Based on conversations with several homeys over the past week or so, my recent garden experience is about normal for this particular year. Even at mid-day, I was finding that the mosquitoes would suddenly outnumber the weeds I was pulling. I found myself praying – begging really – for swallows. Thankfully, we are entering their season.
I love watching swallows – just off the water, dipping for insects or a drink – or most anywhere. I have, on occasion, been swept away at four-way stops, or stoplights, watching violet-green and cliff swallows sweeping and dipping (The Old Man called it “jitterbugging”) through and around cars.
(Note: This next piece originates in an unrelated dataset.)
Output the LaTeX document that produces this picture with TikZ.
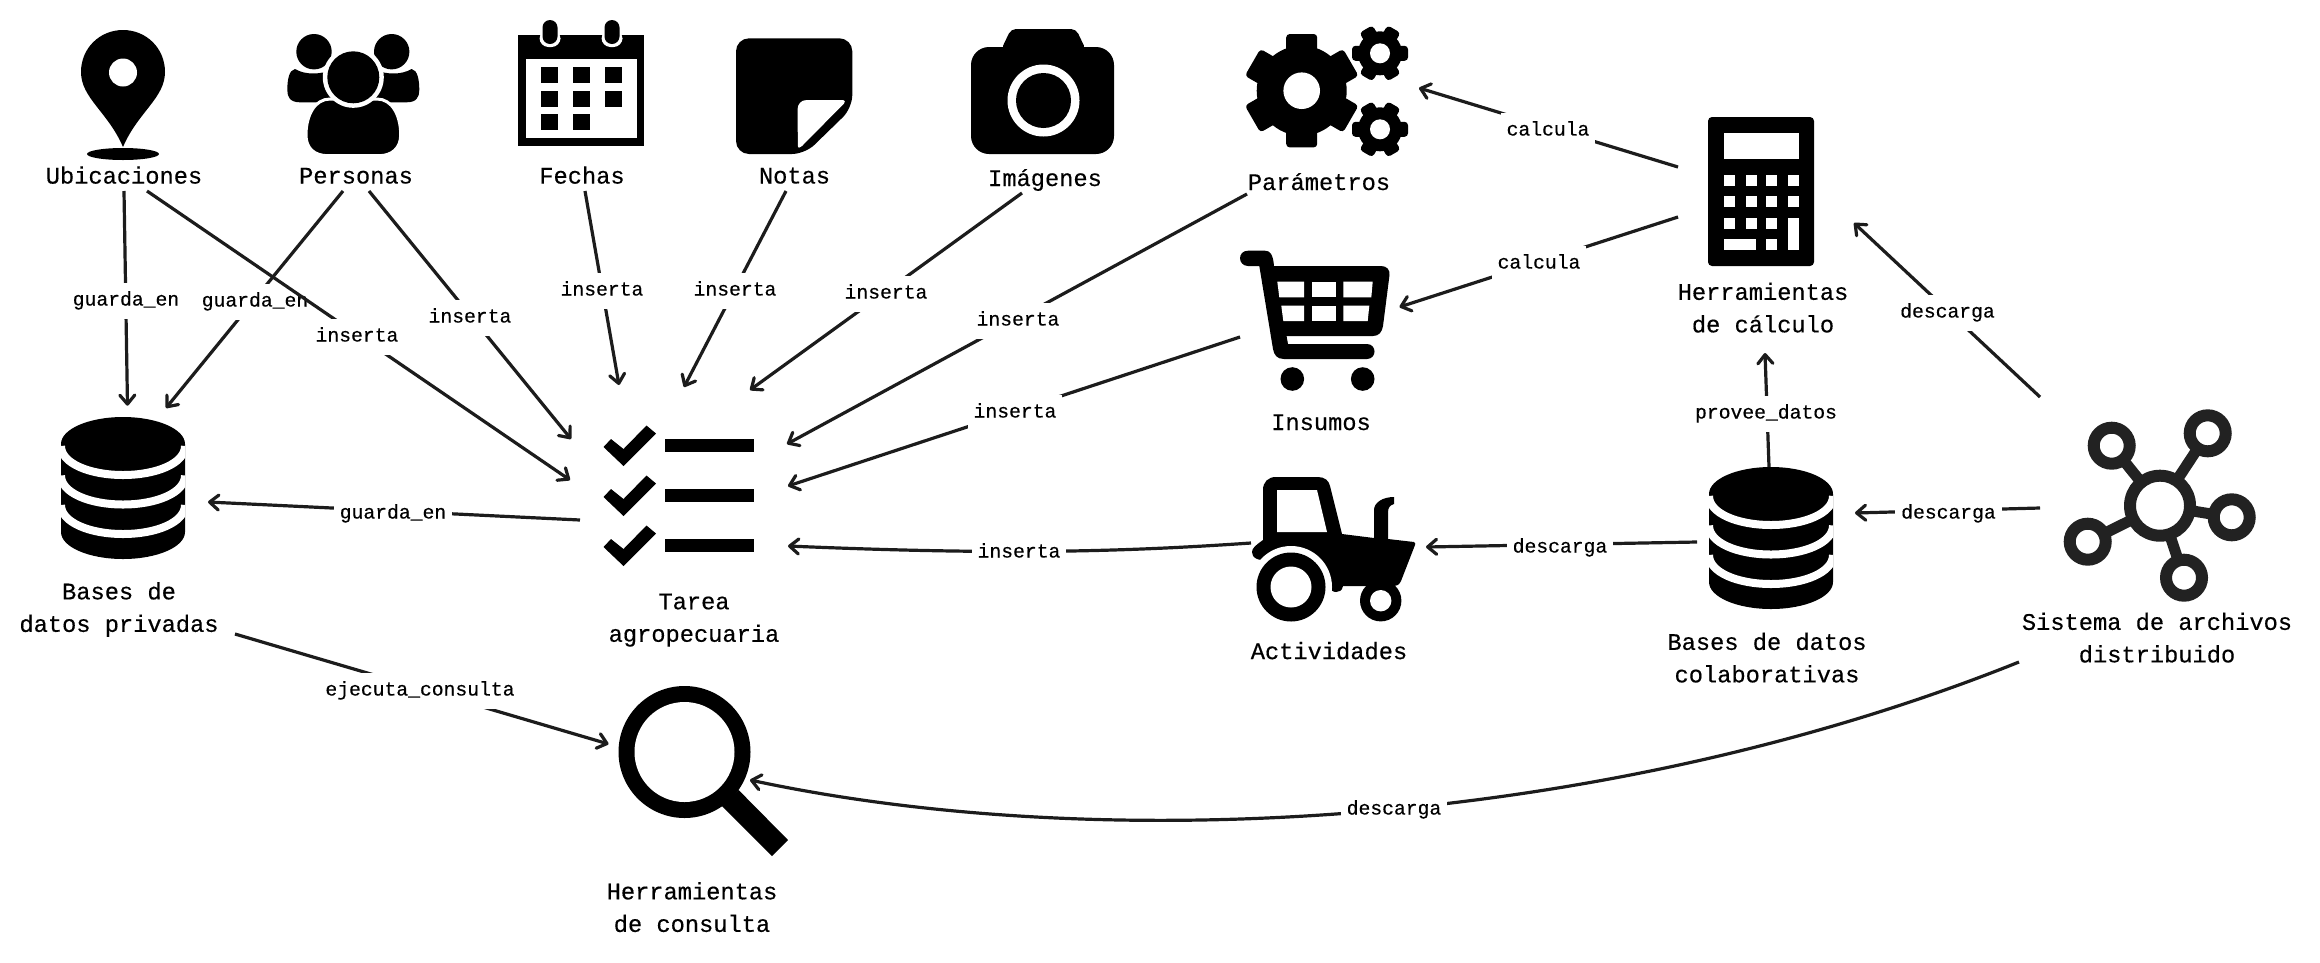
\documentclass[tikz,border=0pt]{standalone}
\usepackage{fontspec}
\usetikzlibrary{arrows.meta}
\newfontfamily\monofam[FakeBold=0.4]{Liberation Mono}
\definecolor{ink}{HTML}{1C1C1C}
\definecolor{hubc}{HTML}{222222}
\newcommand{\linestrut}{\rule[-6pt]{0pt}{23pt}}
\tikzset{
  x=1pt,y=-1pt,
  >={Straight Barb[length=9pt,width=15pt,round]},
  edge/.style={draw=ink,line width=3.2pt,->},
  elab/.style={fill=white,inner xsep=6pt,inner ysep=0pt,minimum height=36pt,text=black,yshift=-1.5pt,
    text height=15pt,text depth=5pt,font=\fontsize{19.7}{24}\monofam},
  ent/.style={inner sep=0pt,text=black,align=center,yshift=-1.5pt,font=\fontsize{23.7}{32.5}\monofam},
  icon/.style={fill=black,draw=none},
  hole/.style={fill=white,draw=none},
}
\newcommand{\gearicon}[7]{% x y R body w hole start
  \begin{scope}[shift={(#1,#2)}]
    \foreach \a in {0,60,...,300}{
      \begin{scope}[rotate=\a+#7]
        \fill[black,rounded corners=3.5pt] (-#5/2,0) -- (-#5/2,#3) -- (#5/2,#3) -- (#5/2,0) -- cycle;
      \end{scope}
    }
    \fill[black] (0,0) circle (#4);
    \fill[white] (0,0) circle (#6);
  \end{scope}}
\newcommand{\dbicon}[2]{% cx top
  \begin{scope}[shift={(#1,#2)}]
    \begin{scope}
      \clip (-62,27) -- (-62,115) .. controls (-62,130) and (-34,142) .. (0,142) .. controls (34,142) and (62,130) .. (62,115) -- (62,27) .. controls (62,12) and (34,0) .. (0,0) .. controls (-34,0) and (-62,12) .. (-62,27) -- cycle;
      \fill[black] (-63,-1) rectangle (63,143);
      \foreach \d in {31,60.5,90}{
        \draw[white,line width=8pt] (-62,\d-2) .. controls (-62,\d+15) and (-34,\d+27) .. (0,\d+27) .. controls (34,\d+27) and (62,\d+15) .. (62,\d-2);
      }
    \end{scope}
  \end{scope}}
\begin{document}
\begin{tikzpicture}
\useasboundingbox (0,0) rectangle (2320,962);
% ---- icons ----
% pin
\fill[icon] (123,147) .. controls (108,112) and (81,98) .. (81,72) .. controls (81,48) and (100,30) .. (123,30) .. controls (146,30) and (165,48) .. (165,72) .. controls (165,98) and (138,112) .. (123,147) -- cycle;
\fill[hole] (123,72.5) circle (14);
\fill[icon] (123,154) ellipse (36 and 6);
% people
\fill[icon] (295,69) .. controls (305,75) and (320,75) .. (335,69) -- (345,102.3) -- (300,102.3) .. controls (290,102.3) and (287.3,97) .. (287.3,90) .. controls (287.3,80) and (289,70) .. (295,69) -- cycle;
\fill[icon] (411.6,69) .. controls (401.6,75) and (386.6,75) .. (371.6,69) -- (361.6,102.3) -- (406.6,102.3) .. controls (416.6,102.3) and (419.3,97) .. (419.3,90) .. controls (419.3,80) and (417.6,70) .. (411.6,69) -- cycle;
\fill[hole] (314,51.7) circle (21);
\fill[hole] (391.7,51.7) circle (21);
\fill[icon] (314,51.7) circle (17.7);
\fill[icon] (391.7,51.7) circle (17.7);
\fill[icon,draw=white,line width=3pt] (328,155.7) .. controls (314,155.7) and (306,148) .. (306,135) .. controls (306,115) and (315,99) .. (330,99) -- (377,99) .. controls (392,99) and (400.7,115) .. (400.7,135) .. controls (400.7,148) and (392,155.7) .. (379,155.7) -- cycle;
\fill[hole] (353.3,77.3) circle (30.5);
\fill[icon] (353.3,77.3) circle (26);
% calendar
\fill[icon] (518,35) rectangle (644,146);
\fill[hole] (525.5,59) rectangle (637,138);
\foreach \cx in {550,612}{
  \fill[hole,rounded corners=9pt] (\cx-10.5,30) rectangle (\cx+10.5,47);
  \fill[icon,rounded corners=7.5pt] (\cx-7.5,20) rectangle (\cx+7.5,44);
}
\foreach \cx/\cy in {541/67,573/67,605/67,541/91,573/91,605/91,541/114,573/114}{
  \fill[icon] (\cx,\cy) rectangle (\cx+16.5,\cy+16);
}
% note
\fill[icon,rounded corners=13pt] (736,38.3) -- (852.3,38.3) -- (852.3,108) -- (805,154) -- (736,154) -- cycle;
\fill[hole] (798,147) .. controls (797.5,120) and (797.5,112) .. (797.5,110) .. controls (797.5,104) and (801,100) .. (807,100) -- (843,100) .. controls (845,100) and (845.5,102) .. (844,103.5) -- (802,146) .. controls (800,148) and (798,148) .. (798,147) -- cycle;
% camera
\fill[icon,rounded corners=5pt] (1001,50) -- (1011,29) -- (1076,29) -- (1086,50) -- cycle;
\fill[icon,rounded corners=18pt] (971,47) rectangle (1114,154);
\fill[hole] (1043.5,100.5) circle (36);
\fill[icon] (1043.5,100.5) circle (27.5);
% gears
\gearicon{1301.7}{90.7}{56.7}{45}{31}{18.3}{0}
\gearicon{1380}{53.3}{28}{22}{15}{10}{30}
\gearicon{1380}{129.3}{28}{22}{15}{10}{30}
% calculator
\fill[icon,rounded corners=4pt] (1708,117) rectangle (1814,266);
\fill[hole] (1724,133) rectangle (1799,159);
\foreach \bx in {1724,1745.5,1766,1788}{
  \fill[hole] (\bx,175) rectangle (\bx+11,186);
  \fill[hole] (\bx,196) rectangle (\bx+11,207);
}
\foreach \bx in {1724,1745.5,1766}{\fill[hole] (\bx,218) rectangle (\bx+11,229);}
\fill[hole] (1788,218) rectangle (1799,249.5);
\fill[hole] (1724,239) rectangle (1756,249.5);
\fill[hole] (1766,239) rectangle (1777,249.5);
% cart
\fill[icon] (1248,250.7) -- (1265,250.7) .. controls (1270,250.7) and (1273,254) .. (1274,266) -- (1381,266) .. controls (1387,266) and (1390,270) .. (1389.5,275) -- (1383,326) .. controls (1382,332) and (1379,336) .. (1373,336) -- (1286.5,336) -- (1288,344) -- (1367,344) .. controls (1372,344) and (1374.5,348) .. (1374.5,351.5) .. controls (1374.5,355) and (1372,359) .. (1367,359) -- (1284,359) .. controls (1277,359) and (1274,355) .. (1273,349) -- (1259.3,266) -- (1248,266) .. controls (1243,266) and (1240,262) .. (1240,258.3) .. controls (1240,254) and (1243,250.7) .. (1248,250.7) -- cycle;
\fill[hole] (1277.3,281.7) -- (1304,281.7) -- (1304,297.3) -- (1279.3,297.3) -- cycle;
\fill[hole] (1312.3,281.7) rectangle (1335.7,297.3);
\fill[hole] (1343.3,281.7) -- (1372.7,281.7) -- (1371.3,297.3) -- (1343.3,297.3) -- cycle;
\fill[hole] (1281.3,305.7) -- (1304,305.7) -- (1304,321) -- (1283.3,321) -- cycle;
\fill[hole] (1312.3,305.7) rectangle (1335.7,321);
\fill[hole] (1343.3,305.7) -- (1369.3,305.7) -- (1367.7,321) -- (1343.3,321) -- cycle;
\fill[icon] (1292.3,379) circle (11.8);
\fill[icon] (1362.7,379) circle (11.8);
% tasks
\foreach \dy/\by in {0/439,50/489,100/539}{
  \begin{scope}[shift={(0,\dy)}]
    \fill[icon] (603.5,447) -- (611,439) -- (623.5,449) -- (646.5,425.5) -- (656,433.5) -- (623.5,466) -- cycle;
  \end{scope}
  \fill[icon] (665,\by) rectangle (754,\by+13);
}
% databases
\dbicon{123}{417}
\dbicon{1771}{467}
% tractor
\fill[icon] (1263,540) -- (1263,490) .. controls (1263,482) and (1268,477) .. (1276,477) -- (1318,477) .. controls (1325,477) and (1329,481) .. (1330,486) -- (1342,534) -- (1374,538) -- (1374,510) .. controls (1374,503) and (1382,497) .. (1394,497) -- (1394,504) .. controls (1390,505) and (1388,508) .. (1388,512) -- (1388,539) -- (1414,542) .. controls (1415.5,542.5) and (1415.5,544) .. (1415,545) -- (1401,581) .. controls (1399,585) and (1397,586) .. (1394,586) -- (1343,586) .. controls (1342,591) and (1339,592) .. (1336,592) .. controls (1333,592) and (1330,590) .. (1328,586) -- (1262,560) .. controls (1258,560) and (1252,558) .. (1252,552) .. controls (1252,548) and (1256,545) .. (1263,540) -- cycle;
\fill[hole] (1277,490) -- (1317,490) -- (1327,532) -- (1277,532) -- cycle;
\fill[hole] (1291,587) circle (41);
\fill[icon] (1291,587) circle (34.5);
\fill[hole] (1291,587) circle (20.5);
\fill[icon] (1380.7,600.7) circle (20.7);
\fill[hole] (1380.7,600.7) circle (10.7);
% hub
\foreach \sx/\sy in {2111.7/445.7,2207.7/433.3,2231.7/517.3,2184/577.7,2087.7/541.7}{
  \draw[hubc,line width=11pt] (2160,505.7) -- (\sx,\sy);
}
\foreach \sx/\sy in {2111.7/445.7,2207.7/433.3,2231.7/517.3,2184/577.7,2087.7/541.7}{
  \draw[hubc,line width=12pt,fill=white] (\sx,\sy) circle (18);
}
\draw[hubc,line width=12pt,fill=white] (2160,505.7) circle (30);
% magnifier
\fill[icon] (738.6,790) -- (788,840) -- (772,856) -- (722,806) -- cycle;
\fill[icon] (684.5,752) circle (66);
\fill[hole] (684.5,752) circle (50);
% ---- entity labels ----
\node[ent] (ubi) at (124,176.5) {\linestrut Ubicaciones};
\node[ent] (per) at (356,176.5) {\linestrut Personas};
\node[ent] (fec) at (582,176.5) {\linestrut Fechas};
\node[ent] (not) at (794.5,176.5) {\linestrut Notas};
\node[ent] (ima) at (1045,179) {\linestrut Imágenes};
\node[ent] (par) at (1319,183) {\linestrut Parámetros};
\node[ent] (ins) at (1321,423) {\linestrut Insumos};
\node[ent] (act) at (1329,652) {\linestrut Actividades};
\node[ent] (dbc) at (1767,659) {\linestrut Bases de datos\\\linestrut colaborativas};
\node[ent] (sis) at (2157,639) {\linestrut Sistema de archivos\\\linestrut distribuido};
\node[ent] (cal) at (1763,309) {\linestrut Herramientas\\\linestrut de cálculo};
\node[ent] (tar) at (694,618.5) {\linestrut Tarea\\\linestrut agropecuaria};
\node[ent] (dbp) at (119,608.5) {\linestrut Bases de\\\linestrut datos privadas};
\node[ent] (con) at (692,908.5) {\linestrut Herramientas\\\linestrut de consulta};
% ---- connector ends ----
\coordinate (ubi-a) at (124,191);
\coordinate (ubi-b) at (147,191);
\coordinate (per-a) at (343,191);
\coordinate (per-b) at (369,191);
\coordinate (fec-a) at (585,191);
\coordinate (not-a) at (786,191);
\coordinate (ima-a) at (1022,193);
\coordinate (par-a) at (1247,194);
\coordinate (ins-a) at (1240,337);
\coordinate (act-in) at (1426,547);
\coordinate (act-a) at (1251,543);
\coordinate (tar-t1) at (570,480);
\coordinate (tar-t2) at (571,439);
\coordinate (tar-t3) at (619,385);
\coordinate (tar-t4) at (684,387);
\coordinate (tar-t5) at (750,390);
\coordinate (tar-t6) at (787,444);
\coordinate (tar-t7) at (788,486);
\coordinate (tar-t8) at (788,546);
\coordinate (tar-a) at (580,520);
\coordinate (dbp-t1) at (127.5,405.7);
\coordinate (dbp-t2) at (166,408);
\coordinate (dbp-t3) at (208,502);
\coordinate (dbp-a) at (235,634);
\coordinate (con-t1) at (608.5,744);
\coordinate (con-t2) at (750,780);
\coordinate (cal-a) at (1678,167);
\coordinate (cal-b) at (1678,217);
\coordinate (cal-t1) at (1854,223);
\coordinate (cal-t2) at (1765,353);
\coordinate (par-t) at (1419,88);
\coordinate (ins-t) at (1399.5,307);
\coordinate (dbc-a) at (1769,467);
\coordinate (dbc-b) at (1697,542);
\coordinate (dbc-t) at (1855,513);
\coordinate (sis-a) at (2040,397);
\coordinate (sis-b) at (2040,508);
\coordinate (sis-c) at (2019,662);
% ---- connectors ----
\draw[edge] (ubi-a) -- (dbp-t1);
\node[elab] (l01) at (126,299) {guarda\_en};
\draw[edge] (per-a) -- (dbp-t2);
\node[elab] (l02) at (255,300) {guarda\_en};
\draw[edge] (ubi-b) -- (tar-t1);
\node[elab] (l03) at (357,335) {inserta};
\draw[edge] (per-b) -- (tar-t2);
\node[elab] (l04) at (470,316) {inserta};
\draw[edge] (fec-a) -- (tar-t3);
\node[elab] (l05) at (602,289) {inserta};
\draw[edge] (not-a) -- (tar-t4);
\node[elab] (l06) at (735,289) {inserta};
\draw[edge] (ima-a) -- (tar-t5);
\node[elab] (l07) at (886,292) {inserta};
\draw[edge] (par-a) -- (tar-t6);
\node[elab] (l08) at (1018,319) {inserta};
\draw[edge] (ins-a) -- (tar-t7);
\node[elab] (l09) at (1015,411) {inserta};
\draw[edge] (act-a) .. controls (1120,552) and (1000,555) .. (tar-t8);
\node[elab] (l10) at (1019,551) {inserta};
\draw[edge] (tar-a) -- (dbp-t3);
\node[elab] (l11) at (393,512) {guarda\_en};
\draw[edge] (dbp-a) -- (con-t1);
\node[elab] (l12) at (420,689) {ejecuta\_consulta};
\draw[edge] (cal-a) -- (par-t);
\node[elab] (l13) at (1548,129) {calcula};
\draw[edge] (cal-b) -- (ins-t);
\node[elab] (l14) at (1539,262) {calcula};
\draw[edge] (sis-a) -- (cal-t1);
\node[elab] (l15) at (1947.5,311) {descarga};
\draw[edge] (dbc-a) -- (cal-t2);
\node[elab] (l16) at (1766,412) {provee\_datos};
\draw[edge] (dbc-b) -- (act-in);
\node[elab] (l17) at (1560,546) {descarga};
\draw[edge] (sis-b) -- (dbc-t);
\node[elab] (l18) at (1948.5,512) {descarga};
\draw[edge] (sis-c) .. controls (1600,830) and (1100,855) .. (con-t2);
\node[elab] (l19) at (1394,808) {descarga};
\end{tikzpicture}
\end{document}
I may, sometimes, have been so enthralled watching them snatch up injured insects rising off warm hoods or grills that other drivers felt compelled to rudely remind me to move my rig.
In addition to our stoplight jitterbuggers, we commonly see tree, bank and barn varieties. (There are plenty of northern rough-winged swallows in Paradise, too, but we seem to notice them less.)
In these days of concern over Zika, West Nile and other mosquito-carried diseases, the swallows of Paradise take on a whole new importance. They will individually and collectively eat uncounted tons of mosquitos and other flying insects this summer.
Horse owners will often tell you, enthusiastically and with a touch of awe, about the mud nests on the walls of their boarding barns. They will probably even tell you about the birds keeping flying insects off their horses and foals. With a nod to the enthusiasm of Deborah “Bird Whisperer” Essman for these amazing and valuable birds, let’s talk swallows.
All six of the swallows we enjoy in Washington are elegant flyers with long, pointed wings, and (except for the cliff swallow) notched tails. We see plenty of barn (Hirundo rustica), violet-green (Tachycineta thalassina) and cliff swallows (Petrochelidon pyrrhonota). Along with tree (Tachycineta bicolor) and bank (Riparia riparia) swallows, there is a fair population of the northern rough-winged (Stelgidopteryx serripennis). They are all migratory birds.
Tree swallows arrive first in spring and head south last in fall, and are the only swallows to largely winter within the U.S. (Most of ours winter along the Gulf of Mexico or southern California.) Flying insects make up most of the tree swallow’s diet, although more than any other Washington swallow, the tree swallow eats berries and other vegetative matter when insects aren’t flying. This allows it to weather cold spells better than other swallows, which thus allows it to winter farther north.
On the other hand, barn and cliff swallows have among the longest migration flights of any of our land birds – some actually winter as far south as Patagonia and Tierra del Fuego at the southern tip of South America.
Tree swallows nest in tree cavities or nest boxes (especially near water) and compete – often poorly – with mountain bluebirds, flickers, starlings and others for cavities. Where nest boxes have been provided, their populations have increased.
In addition to cliffs (check out the Selah Cliffs Natural Area at the west-bound I-82 rest area by the Training Center), cliff swallows use bridges, culverts, and buildings near water for nesting. Mud nests are bulbous affairs, stacked one on top of the other, with entrances on the sides, facing a bit downward. These colonial creatures make the most densely populated communities of any breeding birds on the continent; including as many as 1,000 or more pairs, each with its own gourd-shaped nest somewhere in the jumble.
Barn swallows are our most common urban-area swallows, living wherever civilization goes. Cup-shaped nests are made of mud plastered to the timbers of barns or other outbuildings.
Barn and cliff swallows are often observed carrying mouthful after mouthful of mud, then shaping it with feet, beak and body. This is work. One study found that a particular pair of barn swallows – to collect the mud and materials for their nest – made 1,359 trips, covering a total of 137 miles in a work period of six to eight days. It appears that they still take time to play (celebrate?), however, as many have been observed carrying feathers high into the sky, dropping them, and swooping down to catch them in mid-air before adding final touches to the nest.
Overall, swallow populations are healthy and increasing. This is good: few sights are more enjoyable than those flashes of orange, purple, green or brown in rapid, skillful flight around the bridges, overpasses, buildings, water and ag ground of Paradise.
Learn more about the sounds, nests, colors and lives of swallows from www.birdweb.org/, www.allaboutbirds.org, or a good field guide. Photos. Too.
As robins bring spring, so swallows bring summer – and help keep it livable.